(Task objective)
Lines that hold the word "diagram" should be located and copied.

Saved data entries

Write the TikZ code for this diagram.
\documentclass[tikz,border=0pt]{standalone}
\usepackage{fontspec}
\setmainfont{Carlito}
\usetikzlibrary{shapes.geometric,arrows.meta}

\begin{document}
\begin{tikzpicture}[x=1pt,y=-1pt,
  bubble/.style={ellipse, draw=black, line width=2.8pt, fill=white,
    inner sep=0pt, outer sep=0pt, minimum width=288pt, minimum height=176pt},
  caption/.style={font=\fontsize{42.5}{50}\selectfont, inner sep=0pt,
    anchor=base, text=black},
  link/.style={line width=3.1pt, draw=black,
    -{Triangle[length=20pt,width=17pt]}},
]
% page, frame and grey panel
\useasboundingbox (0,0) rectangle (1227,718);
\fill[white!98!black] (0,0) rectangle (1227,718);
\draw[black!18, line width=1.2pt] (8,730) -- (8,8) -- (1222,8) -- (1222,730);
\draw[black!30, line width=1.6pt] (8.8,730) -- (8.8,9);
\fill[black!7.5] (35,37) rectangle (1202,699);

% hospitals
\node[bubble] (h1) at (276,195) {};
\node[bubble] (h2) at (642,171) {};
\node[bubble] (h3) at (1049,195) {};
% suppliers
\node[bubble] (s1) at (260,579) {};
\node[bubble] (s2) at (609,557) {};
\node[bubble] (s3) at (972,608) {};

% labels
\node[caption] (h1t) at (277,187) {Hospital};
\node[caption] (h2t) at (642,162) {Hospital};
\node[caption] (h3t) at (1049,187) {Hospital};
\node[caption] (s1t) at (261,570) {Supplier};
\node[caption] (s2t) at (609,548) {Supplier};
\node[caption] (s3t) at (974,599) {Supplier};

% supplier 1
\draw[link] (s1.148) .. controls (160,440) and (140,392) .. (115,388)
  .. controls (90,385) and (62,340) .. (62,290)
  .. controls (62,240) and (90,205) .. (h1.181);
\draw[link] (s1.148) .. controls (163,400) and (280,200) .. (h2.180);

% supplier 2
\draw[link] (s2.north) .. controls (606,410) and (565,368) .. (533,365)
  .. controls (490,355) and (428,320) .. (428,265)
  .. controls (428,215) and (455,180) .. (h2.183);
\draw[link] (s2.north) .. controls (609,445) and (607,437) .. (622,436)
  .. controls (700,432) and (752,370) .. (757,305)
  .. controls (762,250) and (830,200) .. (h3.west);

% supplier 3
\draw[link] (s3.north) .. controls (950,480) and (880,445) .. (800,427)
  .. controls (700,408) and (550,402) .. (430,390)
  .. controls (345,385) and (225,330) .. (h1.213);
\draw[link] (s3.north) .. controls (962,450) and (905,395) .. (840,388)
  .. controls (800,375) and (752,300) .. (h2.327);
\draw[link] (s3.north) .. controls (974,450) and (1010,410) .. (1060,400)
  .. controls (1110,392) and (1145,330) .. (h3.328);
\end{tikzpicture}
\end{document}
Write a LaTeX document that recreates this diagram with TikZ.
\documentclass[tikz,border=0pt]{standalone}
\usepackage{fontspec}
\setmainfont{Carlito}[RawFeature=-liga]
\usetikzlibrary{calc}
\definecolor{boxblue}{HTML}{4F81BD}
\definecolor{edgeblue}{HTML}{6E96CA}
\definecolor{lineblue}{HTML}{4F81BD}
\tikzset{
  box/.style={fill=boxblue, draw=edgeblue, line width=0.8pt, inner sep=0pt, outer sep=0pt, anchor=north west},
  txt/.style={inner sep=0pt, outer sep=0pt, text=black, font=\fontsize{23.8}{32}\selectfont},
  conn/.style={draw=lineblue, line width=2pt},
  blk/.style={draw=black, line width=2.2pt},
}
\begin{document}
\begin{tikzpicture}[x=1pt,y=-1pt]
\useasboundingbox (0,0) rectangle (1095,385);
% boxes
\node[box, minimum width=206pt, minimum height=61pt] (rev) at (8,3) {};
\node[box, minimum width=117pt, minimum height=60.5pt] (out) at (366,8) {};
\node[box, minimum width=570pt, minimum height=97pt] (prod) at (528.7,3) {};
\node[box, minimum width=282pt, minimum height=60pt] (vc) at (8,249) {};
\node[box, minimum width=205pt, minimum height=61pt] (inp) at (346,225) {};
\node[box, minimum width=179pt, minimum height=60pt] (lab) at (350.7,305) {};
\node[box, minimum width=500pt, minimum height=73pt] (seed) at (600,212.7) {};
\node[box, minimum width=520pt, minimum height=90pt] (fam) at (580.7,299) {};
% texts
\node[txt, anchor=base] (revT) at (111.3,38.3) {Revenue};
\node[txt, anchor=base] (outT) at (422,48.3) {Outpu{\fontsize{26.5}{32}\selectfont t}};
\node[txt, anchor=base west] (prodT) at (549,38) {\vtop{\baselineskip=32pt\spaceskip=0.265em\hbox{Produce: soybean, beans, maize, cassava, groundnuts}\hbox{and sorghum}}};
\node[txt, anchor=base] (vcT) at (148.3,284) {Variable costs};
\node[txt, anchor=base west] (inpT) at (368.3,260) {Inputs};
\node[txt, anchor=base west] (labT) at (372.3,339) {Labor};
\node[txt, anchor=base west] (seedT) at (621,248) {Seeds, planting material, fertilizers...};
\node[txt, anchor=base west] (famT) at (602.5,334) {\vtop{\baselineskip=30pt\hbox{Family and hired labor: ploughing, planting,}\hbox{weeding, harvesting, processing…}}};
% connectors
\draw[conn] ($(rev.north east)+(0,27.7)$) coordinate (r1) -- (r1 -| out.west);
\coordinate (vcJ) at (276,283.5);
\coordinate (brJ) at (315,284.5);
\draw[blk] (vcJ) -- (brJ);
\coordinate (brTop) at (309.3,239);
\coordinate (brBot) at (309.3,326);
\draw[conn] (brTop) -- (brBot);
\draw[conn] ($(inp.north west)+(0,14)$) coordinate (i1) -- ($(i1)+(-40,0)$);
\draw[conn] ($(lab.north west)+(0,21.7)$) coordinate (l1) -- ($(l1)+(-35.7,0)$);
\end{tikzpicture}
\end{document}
---
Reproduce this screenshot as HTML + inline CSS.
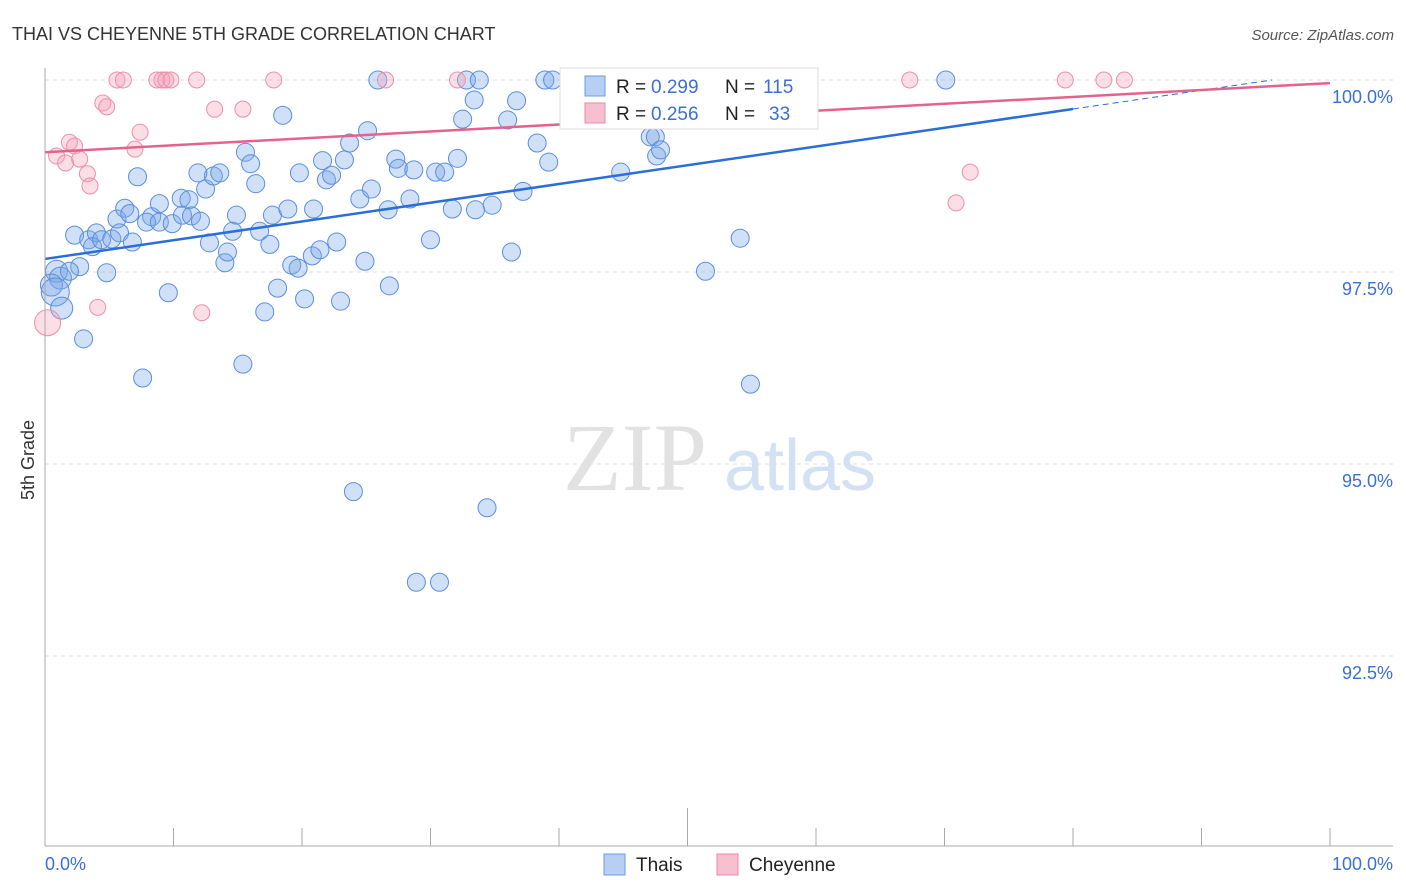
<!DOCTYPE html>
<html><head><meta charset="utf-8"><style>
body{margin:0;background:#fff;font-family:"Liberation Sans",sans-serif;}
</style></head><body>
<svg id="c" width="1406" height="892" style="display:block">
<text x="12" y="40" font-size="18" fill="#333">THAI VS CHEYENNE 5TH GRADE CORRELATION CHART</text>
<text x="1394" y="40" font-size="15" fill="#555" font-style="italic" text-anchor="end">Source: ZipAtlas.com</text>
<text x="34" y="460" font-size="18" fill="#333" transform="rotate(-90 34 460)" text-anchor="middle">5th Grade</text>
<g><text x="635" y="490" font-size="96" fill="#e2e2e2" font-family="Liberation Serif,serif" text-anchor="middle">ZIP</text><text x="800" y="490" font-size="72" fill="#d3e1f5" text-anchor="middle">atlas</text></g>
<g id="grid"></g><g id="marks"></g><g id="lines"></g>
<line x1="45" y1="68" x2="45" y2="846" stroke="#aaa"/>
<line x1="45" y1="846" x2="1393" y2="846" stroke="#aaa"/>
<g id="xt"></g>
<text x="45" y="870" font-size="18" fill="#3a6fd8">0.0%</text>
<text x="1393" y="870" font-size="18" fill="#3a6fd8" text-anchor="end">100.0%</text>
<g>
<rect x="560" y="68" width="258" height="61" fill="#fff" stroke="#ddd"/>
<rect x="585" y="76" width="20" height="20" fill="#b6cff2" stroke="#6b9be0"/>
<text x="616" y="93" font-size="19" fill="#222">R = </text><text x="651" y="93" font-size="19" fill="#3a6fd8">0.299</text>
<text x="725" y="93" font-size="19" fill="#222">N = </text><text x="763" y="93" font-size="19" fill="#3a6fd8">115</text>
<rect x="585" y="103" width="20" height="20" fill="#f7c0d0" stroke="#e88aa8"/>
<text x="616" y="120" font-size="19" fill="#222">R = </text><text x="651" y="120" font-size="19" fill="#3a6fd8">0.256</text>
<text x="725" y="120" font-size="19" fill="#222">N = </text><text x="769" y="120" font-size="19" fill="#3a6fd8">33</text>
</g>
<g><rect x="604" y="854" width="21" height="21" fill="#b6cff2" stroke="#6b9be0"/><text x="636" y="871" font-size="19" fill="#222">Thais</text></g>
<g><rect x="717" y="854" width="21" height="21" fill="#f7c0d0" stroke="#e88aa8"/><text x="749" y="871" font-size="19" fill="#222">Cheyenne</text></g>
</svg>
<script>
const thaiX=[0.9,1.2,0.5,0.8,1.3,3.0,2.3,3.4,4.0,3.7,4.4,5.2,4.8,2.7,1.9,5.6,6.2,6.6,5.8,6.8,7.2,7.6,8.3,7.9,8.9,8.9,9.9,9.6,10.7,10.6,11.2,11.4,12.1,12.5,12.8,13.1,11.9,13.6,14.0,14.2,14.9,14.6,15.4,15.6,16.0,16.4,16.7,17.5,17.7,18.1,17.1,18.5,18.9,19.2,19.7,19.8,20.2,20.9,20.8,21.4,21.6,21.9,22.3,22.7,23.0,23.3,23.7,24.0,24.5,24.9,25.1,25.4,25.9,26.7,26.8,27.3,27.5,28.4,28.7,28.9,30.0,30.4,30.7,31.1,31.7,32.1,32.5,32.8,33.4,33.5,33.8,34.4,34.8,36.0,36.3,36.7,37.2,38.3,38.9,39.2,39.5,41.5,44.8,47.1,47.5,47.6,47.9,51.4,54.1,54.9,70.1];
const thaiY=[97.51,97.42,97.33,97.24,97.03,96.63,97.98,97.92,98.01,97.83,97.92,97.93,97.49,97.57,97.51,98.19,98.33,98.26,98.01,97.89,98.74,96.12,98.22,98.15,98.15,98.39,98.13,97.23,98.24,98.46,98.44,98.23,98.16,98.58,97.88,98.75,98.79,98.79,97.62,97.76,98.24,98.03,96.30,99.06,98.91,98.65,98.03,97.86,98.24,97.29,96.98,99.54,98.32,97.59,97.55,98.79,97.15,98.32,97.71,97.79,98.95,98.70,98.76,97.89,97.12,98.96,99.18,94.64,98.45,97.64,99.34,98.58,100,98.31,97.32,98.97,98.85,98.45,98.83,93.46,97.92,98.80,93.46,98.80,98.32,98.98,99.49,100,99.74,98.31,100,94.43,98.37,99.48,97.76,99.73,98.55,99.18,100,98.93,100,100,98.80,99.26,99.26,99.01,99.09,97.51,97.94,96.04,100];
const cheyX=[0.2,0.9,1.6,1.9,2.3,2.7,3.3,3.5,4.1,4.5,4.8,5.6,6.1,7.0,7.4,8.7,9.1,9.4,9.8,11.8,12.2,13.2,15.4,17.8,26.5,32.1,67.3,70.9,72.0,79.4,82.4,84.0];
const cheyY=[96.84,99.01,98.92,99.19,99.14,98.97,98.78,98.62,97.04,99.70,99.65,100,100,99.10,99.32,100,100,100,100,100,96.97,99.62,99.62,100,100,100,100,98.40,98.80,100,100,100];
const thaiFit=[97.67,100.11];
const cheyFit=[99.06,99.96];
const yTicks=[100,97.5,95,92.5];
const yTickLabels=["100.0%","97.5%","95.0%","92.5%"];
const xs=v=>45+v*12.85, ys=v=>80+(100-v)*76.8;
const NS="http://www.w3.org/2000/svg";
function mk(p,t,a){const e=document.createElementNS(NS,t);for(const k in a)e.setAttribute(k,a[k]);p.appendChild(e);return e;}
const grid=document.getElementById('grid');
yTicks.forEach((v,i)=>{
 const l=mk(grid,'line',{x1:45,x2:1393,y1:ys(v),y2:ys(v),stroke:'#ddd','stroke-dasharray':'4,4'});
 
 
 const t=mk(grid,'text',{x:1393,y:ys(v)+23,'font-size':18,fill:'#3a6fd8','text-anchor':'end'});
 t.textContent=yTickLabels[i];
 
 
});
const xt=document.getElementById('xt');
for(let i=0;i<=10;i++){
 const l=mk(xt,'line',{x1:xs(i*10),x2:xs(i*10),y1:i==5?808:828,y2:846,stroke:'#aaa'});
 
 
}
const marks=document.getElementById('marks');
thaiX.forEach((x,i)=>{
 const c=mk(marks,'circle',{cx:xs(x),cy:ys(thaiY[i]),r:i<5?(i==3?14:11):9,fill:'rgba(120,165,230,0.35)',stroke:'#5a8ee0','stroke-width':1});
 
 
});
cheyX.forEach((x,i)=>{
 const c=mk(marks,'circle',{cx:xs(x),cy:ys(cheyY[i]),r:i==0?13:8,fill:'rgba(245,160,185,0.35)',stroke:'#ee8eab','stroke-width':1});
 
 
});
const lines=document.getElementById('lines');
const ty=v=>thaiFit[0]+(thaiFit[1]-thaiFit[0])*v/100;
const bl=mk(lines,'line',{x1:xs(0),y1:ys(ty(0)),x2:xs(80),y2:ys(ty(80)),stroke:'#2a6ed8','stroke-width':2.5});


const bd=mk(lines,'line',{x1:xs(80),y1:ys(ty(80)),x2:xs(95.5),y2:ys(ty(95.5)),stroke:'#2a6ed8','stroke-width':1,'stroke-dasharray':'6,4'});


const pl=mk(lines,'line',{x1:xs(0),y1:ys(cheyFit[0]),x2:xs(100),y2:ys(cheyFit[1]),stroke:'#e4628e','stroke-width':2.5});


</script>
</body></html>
* * *
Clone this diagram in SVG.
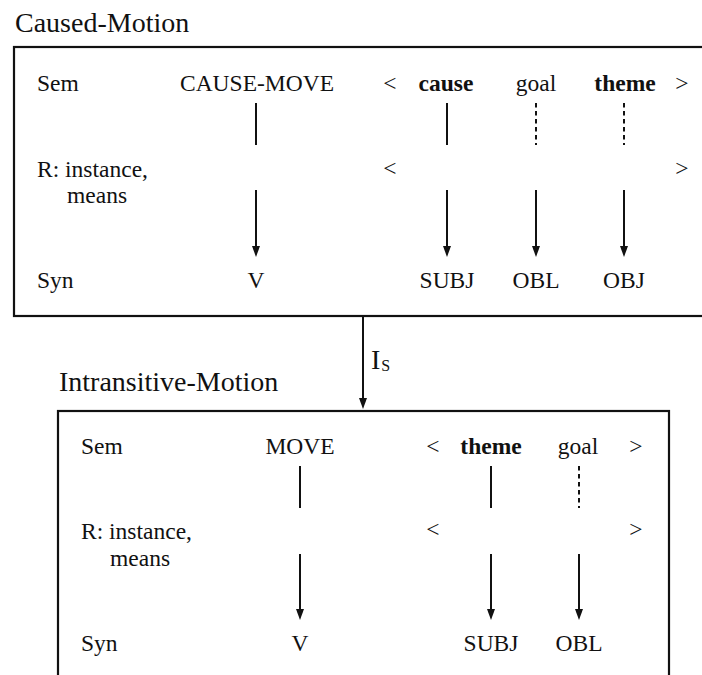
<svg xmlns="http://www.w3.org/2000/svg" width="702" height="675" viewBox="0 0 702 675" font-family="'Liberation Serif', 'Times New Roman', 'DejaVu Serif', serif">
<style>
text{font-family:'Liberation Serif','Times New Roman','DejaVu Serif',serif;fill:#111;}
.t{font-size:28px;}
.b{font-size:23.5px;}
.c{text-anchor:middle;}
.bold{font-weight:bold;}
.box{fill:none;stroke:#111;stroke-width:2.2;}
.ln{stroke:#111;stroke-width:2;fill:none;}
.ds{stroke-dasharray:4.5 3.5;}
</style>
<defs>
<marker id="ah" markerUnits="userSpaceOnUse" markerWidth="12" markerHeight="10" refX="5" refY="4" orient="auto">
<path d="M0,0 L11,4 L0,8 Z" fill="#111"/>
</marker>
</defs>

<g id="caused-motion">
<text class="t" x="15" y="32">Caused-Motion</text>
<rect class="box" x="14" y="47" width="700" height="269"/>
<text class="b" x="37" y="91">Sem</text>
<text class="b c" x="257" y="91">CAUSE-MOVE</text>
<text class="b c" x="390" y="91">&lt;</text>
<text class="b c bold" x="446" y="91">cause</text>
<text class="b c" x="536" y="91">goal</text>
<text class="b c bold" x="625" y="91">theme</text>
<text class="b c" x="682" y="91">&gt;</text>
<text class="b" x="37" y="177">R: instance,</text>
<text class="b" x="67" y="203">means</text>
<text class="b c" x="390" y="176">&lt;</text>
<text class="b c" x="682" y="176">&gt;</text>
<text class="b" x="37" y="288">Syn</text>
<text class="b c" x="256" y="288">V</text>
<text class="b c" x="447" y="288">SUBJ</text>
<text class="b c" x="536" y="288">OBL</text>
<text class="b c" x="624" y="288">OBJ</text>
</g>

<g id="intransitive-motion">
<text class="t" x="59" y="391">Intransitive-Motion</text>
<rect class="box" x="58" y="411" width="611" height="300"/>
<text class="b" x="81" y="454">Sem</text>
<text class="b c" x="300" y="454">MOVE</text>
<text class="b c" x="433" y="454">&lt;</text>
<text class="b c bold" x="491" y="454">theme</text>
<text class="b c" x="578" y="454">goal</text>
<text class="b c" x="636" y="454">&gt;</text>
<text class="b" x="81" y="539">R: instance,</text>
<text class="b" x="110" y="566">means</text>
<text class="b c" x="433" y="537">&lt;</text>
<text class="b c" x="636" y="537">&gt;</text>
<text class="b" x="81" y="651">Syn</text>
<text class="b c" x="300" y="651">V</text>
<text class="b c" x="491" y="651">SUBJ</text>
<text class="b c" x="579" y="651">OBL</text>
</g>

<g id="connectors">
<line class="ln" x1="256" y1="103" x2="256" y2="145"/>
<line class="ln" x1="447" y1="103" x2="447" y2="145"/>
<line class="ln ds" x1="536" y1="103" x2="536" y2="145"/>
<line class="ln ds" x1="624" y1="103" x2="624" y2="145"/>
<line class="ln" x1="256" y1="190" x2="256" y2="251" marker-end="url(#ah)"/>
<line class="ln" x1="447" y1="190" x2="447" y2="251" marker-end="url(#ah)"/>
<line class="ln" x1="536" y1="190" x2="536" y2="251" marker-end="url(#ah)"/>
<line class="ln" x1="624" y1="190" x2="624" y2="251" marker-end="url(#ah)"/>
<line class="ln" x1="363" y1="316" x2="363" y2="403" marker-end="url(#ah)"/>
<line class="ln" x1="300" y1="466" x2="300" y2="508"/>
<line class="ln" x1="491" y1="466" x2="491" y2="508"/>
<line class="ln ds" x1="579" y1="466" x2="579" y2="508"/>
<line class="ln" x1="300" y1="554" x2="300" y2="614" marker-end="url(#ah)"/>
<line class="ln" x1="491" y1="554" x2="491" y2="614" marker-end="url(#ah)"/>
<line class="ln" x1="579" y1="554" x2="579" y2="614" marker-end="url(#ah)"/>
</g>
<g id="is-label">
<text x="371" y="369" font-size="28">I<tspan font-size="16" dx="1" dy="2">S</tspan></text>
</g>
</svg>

(Solution to the problem)
Write the TikZ code for this diagram.
Write a LaTeX document that recreates this diagram with TikZ.
Clone this diagram in SVG.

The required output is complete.